Return the material exactly, first line through the line containing "const kg1900 = [69, 75, 89];", and nothing more. Pictures stay out.

--- start DATA ---

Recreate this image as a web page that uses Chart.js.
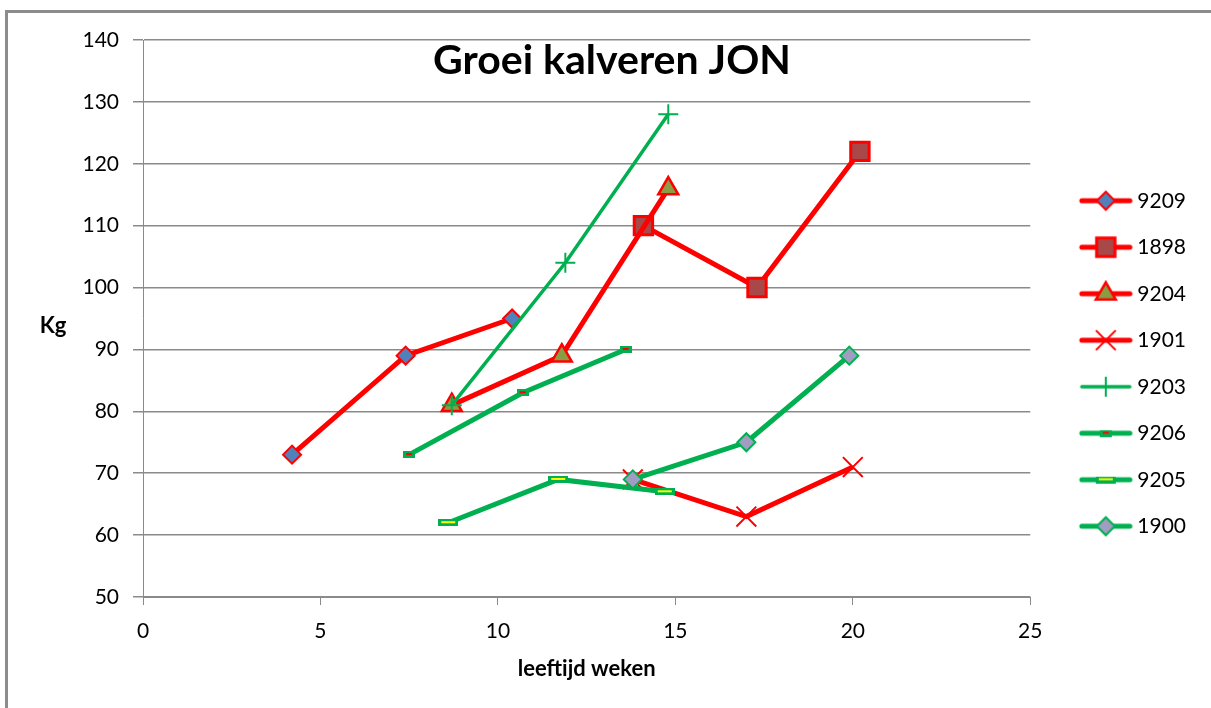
<!DOCTYPE html>
<html>
<head>
<meta charset="utf-8">
<title>Groei kalveren JON</title>
<script src="https://cdn.jsdelivr.net/npm/chart.js@4.4.1/dist/chart.umd.min.js"></script>
<style>
    html, body { margin: 0; padding: 0; background: #fff; }
    #wrap { width: 1211px; height: 708px; }
</style>
</head>
<body>
<div id="wrap"><canvas id="groeiChart" width="1211" height="708"></canvas></div>
<script>
// leeftijd (weken) en gewicht (kg) per kalf
const weeks9209 = [4.2, 7.4, 10.4];
const kg9209 = [73, 89, 95];
const weeks1898 = [14.1, 17.3, 20.2];
const kg1898 = [110, 100, 122];
const weeks9204 = [8.7, 11.8, 14.8];
const kg9204 = [81, 89, 116];
const weeks1901 = [13.8, 17.0, 20.0];
const kg1901 = [69, 63, 71];
const weeks9203 = [8.7, 11.9, 14.8];
const kg9203 = [81, 104, 128];
const weeks9206 = [7.5, 10.7, 13.6];
const kg9206 = [73, 83, 90];
const weeks9205 = [8.6, 11.7, 14.7];
const kg9205 = [62, 69, 67];
const weeks1900 = [13.8, 17.0, 19.9];
const kg1900 = [69, 75, 89];

const xTicks = [0, 5, 10, 15, 20, 25];
const yTicks = [50, 60, 70, 80, 90, 100, 110, 120, 130, 140];

const RED = '#ff0000';
const GREEN = '#00b050';
const GRID = '#8a8a8a';
const FONT = 'Lato';

function toPoints(xs, ys) {
    return xs.map((x, i) => ({ x: x, y: ys[i] }));
}

// Excel "dash" marker: small bordered bar
function dashMarker(w, h, border, fill) {
    const c = document.createElement('canvas');
    c.width = w;
    c.height = h;
    const ctx = c.getContext('2d');
    ctx.fillStyle = border;
    ctx.fillRect(0, 0, w, h);
    ctx.fillStyle = fill;
    ctx.fillRect(3, Math.floor(h / 2) - 1, w - 6, 2);
    return c;
}

const dash9206 = dashMarker(12, 7, GREEN, RED);
const dash9205 = dashMarker(20, 7, GREEN, '#ffff00');

function series(label, xs, ys, color, width, style, radius, fill, border, bw) {
    return {
        label: label,
        data: toPoints(xs, ys),
        borderColor: color,
        borderWidth: width,
        pointStyle: style,
        pointRadius: radius,
        pointHoverRadius: radius,
        pointBackgroundColor: fill,
        pointBorderColor: border,
        pointBorderWidth: bw,
        tension: 0,
        fill: false
    };
}

const datasets = [
    series('9209', weeks9209, kg9209, RED, 5, 'rectRot', 9, '#4f81bd', RED, 2),
    series('1898', weeks1898, kg1898, RED, 5, 'rect', 13, '#a84848', RED, 3),
    series('9204', weeks9204, kg9204, RED, 5, 'triangle', 11.5, '#8c9c43', RED, 2.5),
    series('1901', weeks1901, kg1901, RED, 5, 'crossRot', 14, RED, RED, 2),
    series('9203', weeks9203, kg9203, GREEN, 3.5, 'cross', 10, GREEN, GREEN, 2),
    series('9206', weeks9206, kg9206, GREEN, 5, dash9206, 6, GREEN, GREEN, 0),
    series('9205', weeks9205, kg9205, GREEN, 5, dash9205, 10, GREEN, GREEN, 0),
    series('1900', weeks1900, kg1900, GREEN, 5, 'rectRot', 9, '#a19cc2', GREEN, 2)
];
// Excel draws later series on top
datasets.forEach((ds, i) => { ds.order = datasets.length - i; });

// legend sample: line with marker, shifted right inside the icon
const ICON_W = 83;
const ICON_SHIFT = 14.5;
function legendIcon(ds) {
    const c = document.createElement('canvas');
    c.width = ICON_W;
    c.height = 28;
    const ctx = c.getContext('2d');
    const cx = ICON_W / 2 + ICON_SHIFT;
    const cy = 14;
    ctx.strokeStyle = ds.borderColor;
    ctx.lineWidth = ds.borderWidth;
    ctx.lineCap = 'round';
    ctx.beginPath();
    ctx.moveTo(cx - 24, cy);
    ctx.lineTo(cx + 24, cy);
    ctx.stroke();
    ctx.lineCap = 'butt';
    ctx.fillStyle = ds.pointBackgroundColor;
    ctx.strokeStyle = ds.pointBorderColor;
    ctx.lineWidth = ds.pointBorderWidth;
    Chart.helpers.drawPoint(ctx, {
        pointStyle: ds.pointStyle,
        radius: ds.pointRadius,
        rotation: 0,
        borderWidth: ds.pointBorderWidth
    }, cx, cy);
    return c;
}
const legendIcons = datasets.map(legendIcon);

const decor = {
    id: 'decor',
    beforeDraw(chart) {
        const ctx = chart.ctx;
        ctx.save();
        ctx.fillStyle = '#fff';
        ctx.fillRect(0, 0, chart.width, chart.height);
        ctx.strokeStyle = '#8c8c8c';
        ctx.lineWidth = 3;
        ctx.beginPath();
        ctx.moveTo(6.5, chart.height + 5);
        ctx.lineTo(6.5, 11.5);
        ctx.lineTo(chart.width + 5, 11.5);
        ctx.stroke();
        ctx.restore();
    },
    afterDraw(chart) {
        const ctx = chart.ctx;
        ctx.save();
        ctx.fillStyle = '#000';
        ctx.textAlign = 'center';
        ctx.textBaseline = 'middle';
        ctx.font = 'bold 41px ' + FONT;
        ctx.fillText('Groei kalveren JON', 612, 61);
        ctx.font = 'bold 22px ' + FONT;
        ctx.fillText('Kg', 53, 326);
        ctx.restore();
    }
};

new Chart(document.getElementById('groeiChart'), {
    type: 'line',
    data: { datasets: datasets },
    plugins: [decor],
    options: {
        responsive: false,
        animation: false,
        layout: { padding: { top: 40, left: 0, right: 15, bottom: 21 } },
        plugins: {
            title: { display: false },
            tooltip: { enabled: false },
            legend: {
                position: 'right',
                labels: {
                    usePointStyle: true,
                    pointStyleWidth: 71,
                    padding: 25.5,
                    color: '#000',
                    font: { family: FONT, size: 21 },
                    generateLabels(chart) {
                        return chart.data.datasets.map((ds, i) => ({
                            text: ds.label,
                            pointStyle: legendIcons[i],
                            fillStyle: ds.borderColor,
                            strokeStyle: ds.borderColor,
                            lineWidth: 0,
                            hidden: false,
                            datasetIndex: i
                        }));
                    }
                }
            }
        },
        scales: {
            x: {
                type: 'linear',
                min: 0,
                max: 25,
                afterBuildTicks(scale) { scale.ticks = xTicks.map(v => ({ value: v })); },
                afterFit(scale) { scale.height = 90; },
                grid: { drawOnChartArea: false, drawTicks: true, tickLength: 8, color: GRID, lineWidth: 1 },
                border: { color: GRID, width: 1 },
                ticks: { color: '#000', padding: 14, maxRotation: 0, font: { family: FONT, size: 21 } },
                title: {
                    display: true,
                    text: 'leeftijd weken',
                    color: '#000',
                    padding: { top: 0, bottom: 5 },
                    font: { family: FONT, size: 22, weight: 'bold' }
                }
            },
            y: {
                min: 50,
                max: 140,
                afterBuildTicks(scale) { scale.ticks = yTicks.map(v => ({ value: v })); },
                afterFit(scale) { scale.width = 143; },
                grid: { color: GRID, lineWidth: 1.5, tickLength: 10 },
                border: { color: GRID, width: 1 },
                ticks: { color: '#000', padding: 14, font: { family: FONT, size: 21 } }
            }
        }
    }
});
</script>
</body>
</html>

--- end DATA ---

**COMPLETE ANSWER:**
Recreate this image as a web page that uses Chart.js.
<!DOCTYPE html>
<html>
<head>
<meta charset="utf-8">
<title>Groei kalveren JON</title>
<script src="https://cdn.jsdelivr.net/npm/chart.js@4.4.1/dist/chart.umd.min.js"></script>
<style>
    html, body { margin: 0; padding: 0; background: #fff; }
    #wrap { width: 1211px; height: 708px; }
</style>
</head>
<body>
<div id="wrap"><canvas id="groeiChart" width="1211" height="708"></canvas></div>
<script>
// leeftijd (weken) en gewicht (kg) per kalf
const weeks9209 = [4.2, 7.4, 10.4];
const kg9209 = [73, 89, 95];
const weeks1898 = [14.1, 17.3, 20.2];
const kg1898 = [110, 100, 122];
const weeks9204 = [8.7, 11.8, 14.8];
const kg9204 = [81, 89, 116];
const weeks1901 = [13.8, 17.0, 20.0];
const kg1901 = [69, 63, 71];
const weeks9203 = [8.7, 11.9, 14.8];
const kg9203 = [81, 104, 128];
const weeks9206 = [7.5, 10.7, 13.6];
const kg9206 = [73, 83, 90];
const weeks9205 = [8.6, 11.7, 14.7];
const kg9205 = [62, 69, 67];
const weeks1900 = [13.8, 17.0, 19.9];
const kg1900 = [69, 75, 89];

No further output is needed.